Una vida con sentido

Una sola de sus noches de guardia en el hospital valió más que todos los tomos de teología de Salamanca

03 de diciembre 2020 - 02:31

La de Mamen Aranguren Sánchez-Arjona fue una vida fecunda. En unos tiempos como los presentes, en los que nos afligimos por no poder sentarnos en un bar a tomar el aperitivo, es difícil comprender a una persona que dedicó su vida al cuidado de los demás y de una casa familiar que mantenía con el tesón de los viejos alcaides de la frontera. Hoy, el número 11 de la calle Alzada de Villafranca de los Barros y el cortijo del Pilar quedan como monumentos a su memoria, como testimonios fehacientes de que Mamen y sus hermanos cumplieron con su deber y mantuvieron con decoro la herencia recibida, los campos donde aún se vieron pasar a los rebaños trashumantes y las partidas del maquis.

Fue Mamen una persona religiosa. Y lo fue a la manera tradicional hispana, con rezos veloces y atropellados, novenas a la Virgen de la Coronada -allá por la vendimia- y un devocionario poblado por una densa floresta de santos y leyendas surgidos de lo más hondo del rico y maravilloso sustrato de la Europa católica. Pero, sobre todo, su religiosidad se manifestaba en una humanidad sobria y un espíritu evangélico del que dejó buena prueba en el Hospital de Llerena, en el que trabajó durante años. Una sola de sus noches de guardia, que fueron muchas, valió más que todos los tomos de teología o ética de Salamanca.

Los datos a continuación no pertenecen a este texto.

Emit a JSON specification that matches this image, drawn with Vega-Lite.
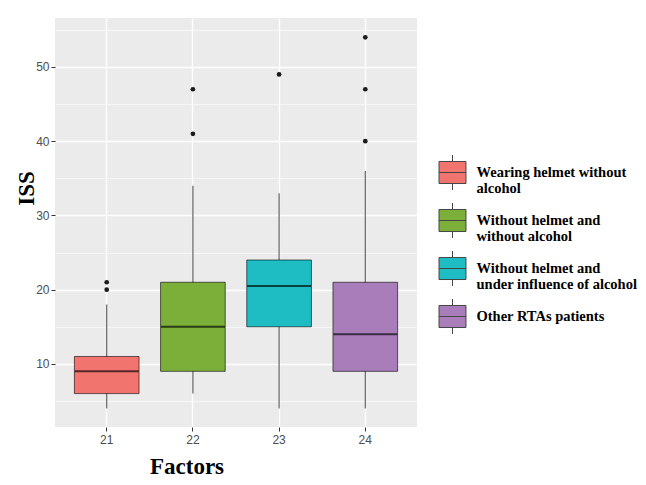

La bondad de Mamen Aranguren se manifestaba en el servicio y el trabajo, no en sonrisas y otras dulzuras a las que su carácter austero no era muy proclive. De su primer apellido, oriundo de los umbríos valles guipuzcoanos, debió heredar su tendencia al matriarcado, al mando doméstico, que ejercía con la autoridad de un capitán general de ultramar. Siempre se la veía atareada, cruzando con prisa el patio, cargando sábanas, regando las plantas o encargándose de que la piscina luciese con un celeste propio de las mansiones de Beverly Hills. Su aspecto era el de los ángeles de Castilla: el rostro serio, el andar un poco encorvado, el cuerpo fibroso y ninguna concesión a los perifollos de la moda. Pese a pertenecer a un rancio linaje extremeño, o quizás por eso, era una persona de una enorme sencillez, a la que le gustaba frecuentar a sus paisanos y participar de las actividades de su pueblo, como esas largas caminatas con el Club de Senderismo de Llerena que luego narraba con entusiasmo en las tertulias nocturnas del verano. Digna hija de Roma, amó profundamente a su tierra y siempre veneró la memoria de sus antepasados. Nunca se quejó.

Sobre todo, tal como se apuntaba al principio, la de Mamen fue una existencia con sentido, una vida fecunda que dejó tras de sí una brillante estela de dura bondad que perdurará en el recuerdo de quienes la conocimos.